Noutro foco, é crível que todos habitamos o mesmo planeta e, portanto, temos o mesmo interesse na proteção de geleiras, florestas, Alpes, Oceanos etc mas isso não significa que nos intrometeríamos no que se faz em outras nações, respeitando a autodeterminação dos povos. Querer que outro país diga o que deveríamos fazer aqui ou nos aplicar sanções econômicas ou restringir a força dos acordos bilaterais equivaleria a internamente questionar a nossa própria Soberania, sob o argumento de que pensariam no bem de toda a humanidade e do meio ambiente.
Aliás, por paridade de forças e argumentos, pelo mesmo motivo se deveria questionar o uso de matrizes de energia nuclear e a carvão e pelo que podem causar as ogivas nucleares que possuem outras nações (afinal, potencialmente podem causar malefício a toda a humanidade e ao meio ambiente)?
Um argumento não pode servir para um e não servir para outro.
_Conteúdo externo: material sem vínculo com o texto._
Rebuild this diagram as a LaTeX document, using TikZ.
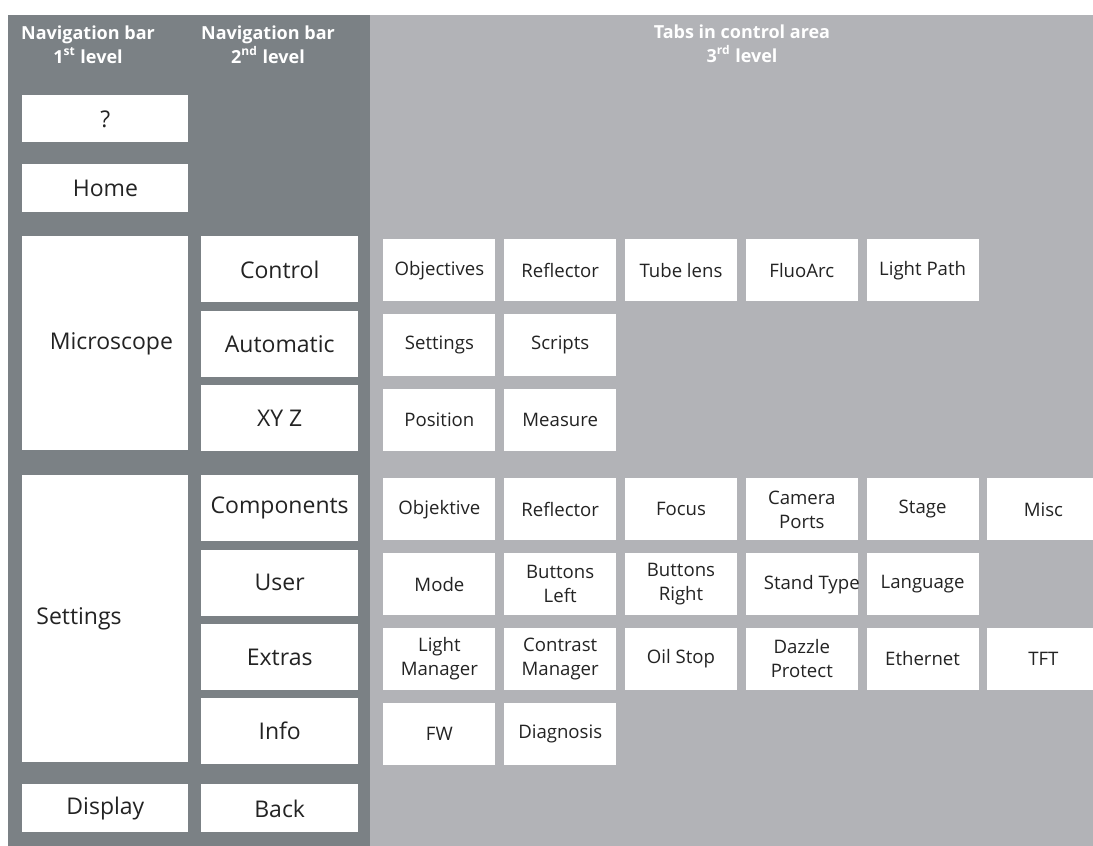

Não parece lógico. Também parece não ser razoável constranger aquele Presidente com o tal dossiê, quando o seu país só agora assinou o Acordo do Clima.
Um dos grandes depósitos de riquezas do mundo é extamente a nossa cobiçada Amazônia… nossa!
Observemos as jogadas e resistamos ao gambito provocado pelo documento e por outras vozes, não pelo bem de governos passageiros, mas pelo bem do Brasil e dos brasileiros.
Rogerio Reis Devisate
Advogado. Defensor Público/RJ junto ao STF, STJ e TJ/RJ. Palestrante. Escritor.